Overcoming Barriers to Care: Insights into Autism Payor Challenges
This week, CNN and ProPublica published an article shedding light on the barriers families face in accessing autism therapy, focusing on insurers like UnitedHealthcare. Link: https://lnkd.in/gQs-CPb7
Having spent over a decade at UHG, I experienced both the privilege and responsibility of helping provide care to a significant portion of the U.S. population.
Providing "access to care" is paramount, but efforts to protect resources and improve care quality are also essential. A payor must address waste and fraud—for example, ensuring claims aren’t billed from closed clinics (a practice surprisingly framed negatively in the article)—and advocate for state regulations and funding that align with best outcomes for the growing population of autistic children.
However, some practices are deeply concerning. Limiting network participation at a time when demand for therapy is skyrocketing and ending ABA care for children without offering viable alternatives leave families struggling in an already challenging system.

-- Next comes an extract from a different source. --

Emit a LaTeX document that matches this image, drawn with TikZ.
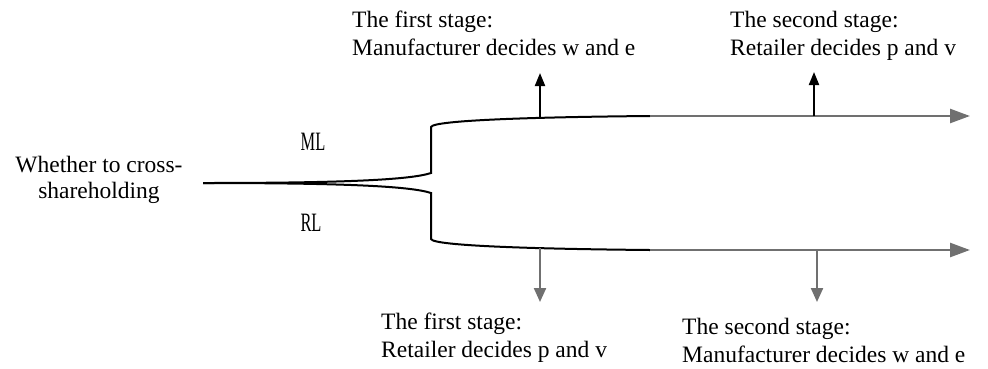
\documentclass[tikz,border=0pt]{standalone}
\usepackage{fontspec}
\usepackage{graphicx}
\setmainfont{Liberation Serif}
\usetikzlibrary{arrows.meta}
\definecolor{arrgray}{RGB}{112,112,112}
\begin{document}
\begin{tikzpicture}[x=1pt,y=-1pt,
  lbl/.style={inner sep=0pt, align=left, font=\fontsize{23.5}{27.5}\selectfont, anchor=base west},
  srclbl/.style={inner sep=0pt, align=center, font=\fontsize{23.5}{26}\selectfont, anchor=base},
  branchlbl/.style={inner sep=0pt, font=\fontsize{26.5}{28}\selectfont},
  blk/.style={line width=2pt, black},
  gry/.style={line width=2.6pt, arrgray},
  uparrow/.style={blk, -{Triangle[length=13pt,width=10pt]}},
  downarrow/.style={gry, line width=2.2pt, -{Triangle[length=14pt,width=12pt]}},
  mainarrow/.style={gry, -{Triangle[length=20pt,width=14pt]}}]
\useasboundingbox (0,0) rectangle (988,368);

% text labels (anchor = baseline of the last line)
\node[srclbl] (src) at (99,198) {Whether to cross-\\shareholding};
\node[branchlbl] (ml) at (313,142) {\scalebox{0.62}[1]{ML}};
\node[branchlbl] (rl) at (311,223) {\scalebox{0.62}[1]{RL}};
\node[lbl] (ml1) at (352,55) {The first stage:\\Manufacturer decides w and e};
\node[lbl] (ml2) at (730,55) {The second stage:\\Retailer decides p and v};
\node[lbl] (rl1) at (381,357) {The first stage:\\Retailer decides p and v};
\node[lbl] (rl2) at (682,362) {The second stage:\\Manufacturer decides w and e};

% coordinates
\coordinate (root) at (203,183);
\coordinate (uA) at (431,173);
\coordinate (uB) at (431,127);
\coordinate (uC) at (650,116);
\coordinate (uEnd) at (970,116);
\coordinate (lA) at (431,193);
\coordinate (lB) at (431,239);
\coordinate (lC) at (650,250);
\coordinate (lEnd) at (970,250);

\coordinate (u1s) at (540,118.5);
\coordinate (u1t) at (540,73);
\coordinate (u2s) at (814,116);
\coordinate (u2t) at (814,72);
\coordinate (d1s) at (540,248);
\coordinate (d1t) at (540,302);
\coordinate (d2s) at (817,250);
\coordinate (d2t) at (817,302);

% branches
\draw[blk] (root) .. controls (340,183) and (410,180) .. (uA) -- (uB)
  .. controls (433,120) and (540,117) .. (uC);
\draw[blk] (root) .. controls (340,183) and (410,186) .. (lA) -- (lB)
  .. controls (433,246) and (540,249) .. (lC);
\draw[mainarrow] (uC) -- (uEnd);
\draw[mainarrow] (lC) -- (lEnd);

% stage arrows
\draw[uparrow] (u1s) -- (u1t);
\draw[uparrow] (u2s) -- (u2t);
\draw[downarrow] (d1s) -- (d1t);
\draw[downarrow] (d2s) -- (d2t);
\end{tikzpicture}
\end{document}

Insurers often serve as gatekeepers to costs, a role shaped by low Medicaid reimbursement rates and the reliance on employer and individual plans to subsidize public programs. But we need solutions that go beyond cost-cutting—solutions that expand access, build capacity, and support families. Collaboration with providers and innovative tools like AI can help create better care models and measure meaningful outcomes.
Healthcare for vulnerable children requires collective action. We can and must do better—for the kids, their families, and their futures.